The first Seat Toledo rides on the same basic platform as the Mark II Volkswagen Golf. That’s well and good, but it's the Giugiaro styling really sells it. The five-door liftback is, like so many Seats, a handsome little thing. While its powertrain is pedestrian, its form factor is very utilitarian. Since major VW bits swap around like Legos, a Toledo could be the basis of a really unique American build with upgraded power and styling like no other VW on the road in your hometown.
Mazda RX-7 FD
Finding an unmolested third-generation RX-7 here in the United States is a difficult task. That’s why you should look to Japan in 2016, when JDM examples of the rotary-powered icon will be legal to import into the US. You can even get one with the rare, ill-fated Efini branding from Mazda's luxury marque experiment. The sequentially turbocharged rotary is largely the same, but plenty of JDM-only trim levels and special equipment make a Japanese import the way to go.
Audi 80 Avant
The incredible RS2, a super-high performance variant built in collaboration with Porsche, won't be available for a few years. Until then, the regular 80 Avant, never offered here, offers some interesting powertrain choices – gasoline and diesel, in inline-four, -five, and V6 flavors – and an handsome alternative to the BMW E30 wagon.
The French do two things well – they build big, funky, ridiculously comfortable sedans – and tiny cars that are surprisingly fun to drive. The 106 is the latter. If this French hatch fascinates you, though, it’s important to note that you can’t get into the really fun part of the range – the Rallye and GTI – until the early part of the next decade. Still, if you’re looking for a small car with Gallic character, you could do worse than the 106.
Bigger and funkier than the 106, the ZX’s Bertone styling looked good whether you went for the three- or five-door hatchback. There wasn’t really a high-performance version to buy (or even wait for), but handling was improved by neat features like passive rear steering. It was also a versatile car, with a sliding rear seat to adjust legroom. The ZX featured a massive range of both gas and diesel engines for potential importers to choose from.
As far as nouveau British roadsters go, the TVR Griffith is tough to beat. With a 240-hp, 4.0-liter V8 under that long hood – at this stage, the classic Rover engine, not the later TVR in-house design – not to mention some very handsome lines, the Griffith is still a massively desirable car with performance figures that look positively modern. If you're worried about rust, the body is fiberglass, and the tube-frame steel chassis isn't too hard to fix or replace.
Gran Turismo 2 players should remember the Venturi Atlantique. Think of it as the French Lotus Esprit. It's PRV V6 engine is more famous as (inadequate) motivation for the DeLorean DMC-12, but Venturi fixed the power issue with a pair of turbos.
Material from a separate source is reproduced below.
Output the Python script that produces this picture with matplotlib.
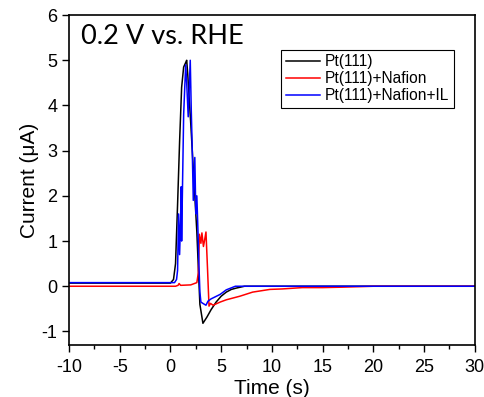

In 1991, the Atlantique made 260 hp, a healthy enough figure to get it in the low-five-seconds to 60 mph range. Jeremy Clarkson loved it, but it sold badly at the time. Be more like Clarkson.
This is a mid-engined, Pininfarina-designed roadster with individual throttle bodies. Does that sound like a Honda to you? In the glory days of the Japanese Bubble Economy, the idea of making tiny city cars into exotic, fun sports cars (and expecting people to shell out for them) caught on. The Beat was arguably the best of the breed, but AZ-1 and Cappuccino owners will vehemently disagree. Ultimate Honda devotees itching for minimalist, tiny sportscar excitement should start scouring the Japanese classifieds for these.
This very 1990s-GM-looking car held the title for fastest sedan for a long time, but it (and the Opel Omega upon which it was based) never made it stateside. Like the Toyota Aristo, there’s a twin-turbocharged straight-six under hood, but unlike the 275-horsepower Toyota, the Lotus gets 377 hp – a monumental amount at the time. It's manual gearbox was parts-bin, sure, but from the legendary Corvette ZR-1. Think of it like a European Chevy SS from 25 years ago, with Lotus badges. Cool, right?
Have you ever wanted a 25-year-old car that looks like a 60-year-old car? Lots of people have since the Figaro went out of production, which is why it has a huge cult following inside and outside of Japan. Finding one is going to be tough, prices are high, and performance is pedestrian (or, to be more fair, "period-correct"). The lovely, friendly, almost cartoonish body covers up a very normal Nissan March, sort of a Versa of its time. Few cars exude such effortless charm. Don't get one if you're shy.
Lancia Delta Integrale Evoluzione I
As homologation specials go, the Lancia Delta Integrale is hard to beat. While you’ve been able to import one of these turbocharged five-doors for a couple years now, 1991 will mark the first time American consumers can import the even rarer Evoluzione. With more power, a wider track and fender extensions, and some interior tweaks, the original Delta Integrale Evo was the final homologation car for Lancia's Delta rally program. The motorsport pedigree and unmistakable boxy silhouette make it a highly desirable icon.